At some point in between giving the locals smallpox and pinching their land the newcomers figured they might as well go for the trifecta and do a little cultural appropriation as well.  For some unknown reason they chose lacrosse.  Also for some unknown reason they chose to call it lacrosse.

While the French may have seen it first (apart from all of the Native Americans who had seen it so often they were probably bored with it) but it was left to an English settler to codify a set of rules that could be used without the embarrassment of asking the natives what to do next.  He was highly qualified for this task as he was a dentist.

There are many variants of lacrosse, all with slightly different rules but fundamentally the game is very simple, not surprising since it was translated from Iroquois, via French into English by a dentist. Complicated concepts would not just have been lost in translation, they would have been deliberately led into the woods and left there to die. 

To play lacrosse you need a patch of open ground, butterflies are now optional.  There is a ball, there are goals, there are sticks with nets at the top and there are ten players on each team (twelve for women's lacrosse).  Advocates of the sport will no doubt go on about the rules and the objectives but essentially it is about twenty people running around in circles hitting each other with sticks.  Think of it as ice hockey for the Summer months.

There is a ball and technically you are supposed use your stick with a net to put that ball into the goal (your opponents goal being preferred).  Of course it is much easier to do this if most of your opponent's team has been concussed "accidentally" as you challenged for the ball.  Pads are worn to protect vital areas and one can almost hear generations of dead Native Americans sneering in contempt.  Even the butterflies are curling their wings in derision.  Traditionally the Native American version went on until the butterfly supply ran out but nowadays sixty minutes is considered sufficient to work up a light sweat before the players get on to the serious business of drinking beer and hitting on cheerleaders.

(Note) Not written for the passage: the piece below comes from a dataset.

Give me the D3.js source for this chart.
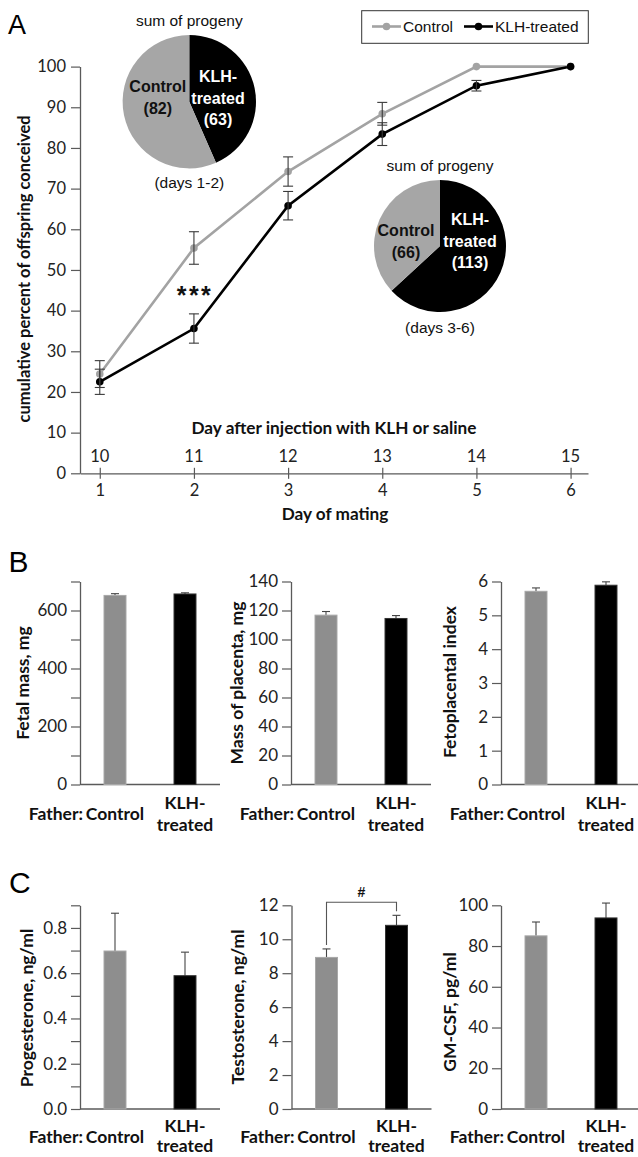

Attempts have been made to get lacrosse accepted as an Olympic sport.  It was included in the 1904 and 1908 Summer Games and got a couple of demonstration gigs subsequently but eventually the IOC decided that nobody really cared that much about lacrosse.  Considering some of their other decisions this is actually surprising.  Until the heady day when lacrosse players can march into the Olympic stadium butterfly nets held proudly aloft it will have to settle for being played largely in Canada and the United States.  One thing I do know, the moment it is accepted as an Olympic sport Australians will be demanding that we win a gold medal in it.